# VSS Plugin



## padde479 (3. Apr 2007)

Hi @all,

ich habe mir das VSS Plugin für Eclipse heruntergeladen und installiert. Das Plugin wurde auch einwandfrei eingebunden, nur mit den Einstellungen komme ich nicht so zurecht. Wenn ich im _Package Explorer_ mit der rechten Maustaste klicke und auf _Team->Share Project..._ gehe, öffnet sich ein Dialog, wo ich die Auswahl habe, ein _repository plug-in_ zu wählen. Hier wähle ich _VSS Konfigurations Assisten_ und klicke auf weiter. Im nun folgenden _VSS Share Project_-Dialog muss ich allerhand Einstellungen vornehmen:


Username:
Password:
VSS Directory:
Source dir:
Relative mountpoint:

Die ersten beiden Einträge sind klar. Aber was muss ich bei den anderen drei Textfeldern eintragen? _VSS Directory_: Ein Pfad bei mir auf der Festplatte, wo VSS installiert ist? Die Dokumentation im Netz hilft mir auch nicht wirklich weiter.
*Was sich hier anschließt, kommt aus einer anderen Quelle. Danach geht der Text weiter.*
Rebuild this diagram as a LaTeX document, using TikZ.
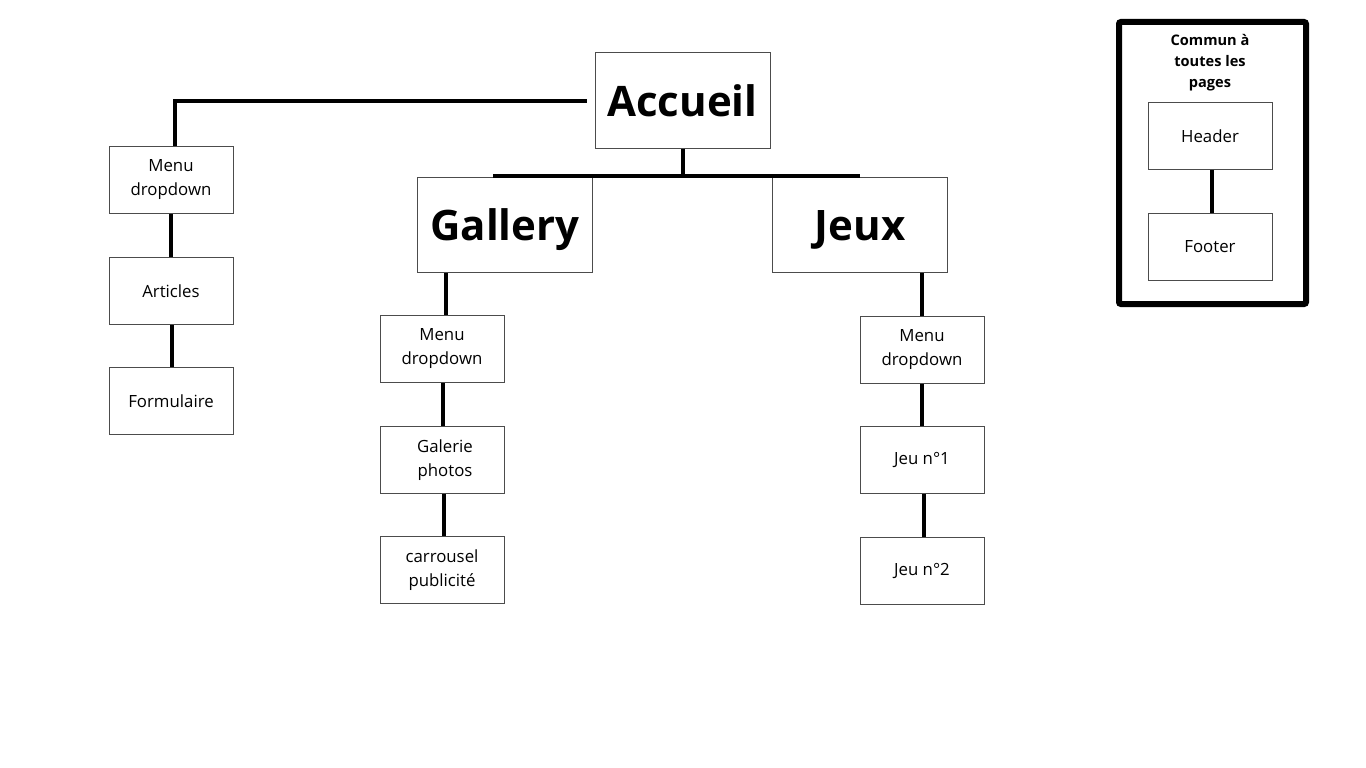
\documentclass[tikz,border=0pt]{standalone}
\usepackage{fontspec}
\setmainfont{Open Sans}
\usetikzlibrary{positioning,calc}

\begin{document}
\begin{tikzpicture}[
    x=1pt, y=-1pt,
    pagebox/.style={rectangle, draw=black!70, line width=1pt, inner sep=0pt, minimum width=175pt, minimum height=95pt, font=\fontsize{42}{50}\selectfont\bfseries},
    subbox/.style={rectangle, draw=black!70, line width=1pt, inner sep=0pt, minimum width=124pt, minimum height=67pt, align=center, font=\fontsize{16.8}{24}\selectfont},
    link/.style={line width=4pt, black}
]
    \useasboundingbox (0,0) rectangle (1366,768);

    % Main pages
    \node[pagebox] (accueil) at (682.5, 100.5) {Accueil};
    \node[pagebox] (gallery) at (505, 225) {\raisebox{-5pt}[\height][\depth]{Gallery}};
    \node[pagebox] (jeux) at (860, 225) {\raisebox{-5pt}[\height][\depth]{Jeux}};

    % Left column
    \node[subbox] (menuL) at (171, 180) {Menu\\dropdown};
    \node[subbox] (articles) at (171, 291) {Articles};
    \node[subbox] (formulaire) at (171, 401) {Formulaire};

    % Gallery column
    \node[subbox] (gmenu) at (442, 349) {Menu\\dropdown};
    \node[subbox] (galerie) at (442, 460) {\hspace*{6pt}Galerie\\\hspace*{6pt}photos};
    \node[subbox] (carrousel) at (442, 570) {carrousel\\publicité};

    % Jeux column
    \node[subbox] (jmenu) at (922, 349.5) {Menu\\dropdown};
    \node[subbox] (jeu1) at (922, 460) {Jeu n°1};
    \node[subbox] (jeu2) at (922, 570.5) {Jeu n°2};

    % Common to all pages
    \draw[line width=6pt, rounded corners=2pt] (1119,22) rectangle (1306,304);
    \node[align=center, font=\fontsize{14.6}{21}\selectfont\bfseries] (commun) at (1210, 63) {Commun à\\toutes les\\pages};
    \node[subbox] (header) at (1210, 136) {Header};
    \node[subbox] (footer) at (1210, 247) {Footer};

    % Connectors
    \coordinate (barL) at (493, 176);
    \coordinate (barR) at (860, 176);
    \draw[link] ([xshift=-8]accueil.west) -| ([xshift=4]menuL.north);
    \draw[link] (accueil.south) -- (accueil.south |- barL);
    \draw[link] (barL) -- (barR);
    \draw[link] (menuL.south) -- (articles.north);
    \draw[link] ([xshift=1]articles.south) -- ([xshift=1]formulaire.north);
    \draw[link] ([xshift=4]gmenu.north |- gallery.south) -- ([xshift=4]gmenu.north);
    \draw[link] ([xshift=1]gmenu.south) -- ([xshift=1]galerie.north);
    \draw[link] ([xshift=2]galerie.south) -- ([xshift=2]carrousel.north);
    \draw[link] (jmenu.north |- jeux.south) -- (jmenu.north);
    \draw[link] (jmenu.south) -- (jeu1.north);
    \draw[link] ([xshift=2]jeu1.south) -- ([xshift=2]jeu2.north);
    \draw[link] ([xshift=2]header.south) -- ([xshift=2]footer.north);
\end{tikzpicture}
\end{document}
Ich hoffe, einer von euch kennt sich damit aus.



Gruß
Padde


----------



## JavaDirk (7. Jul 2007)

Ich bin mir nicht ganz sicher, aber ich glaube, da muss das Verzeichnis hin, wo die Datenbank liegt, bei mir in der Firma ist das z.B. \\apubmulti\Entwicklung. Hoffe, das hilft, mit dem VSS-Server kenn ich mich nicht so aus, das Plugin funktioniert aber prima...


----------



## JavaDirk (9. Jul 2007)

Habe nochmal nachgeguckt, du musst dort das Verzeichnis angeben, in der die Datei srcsafe.ini liegt.


----------



## padde479 (9. Jul 2007)

*@JavaDirk*
Vielen Dank! Werde das gleich einmal ausprobieren!


----------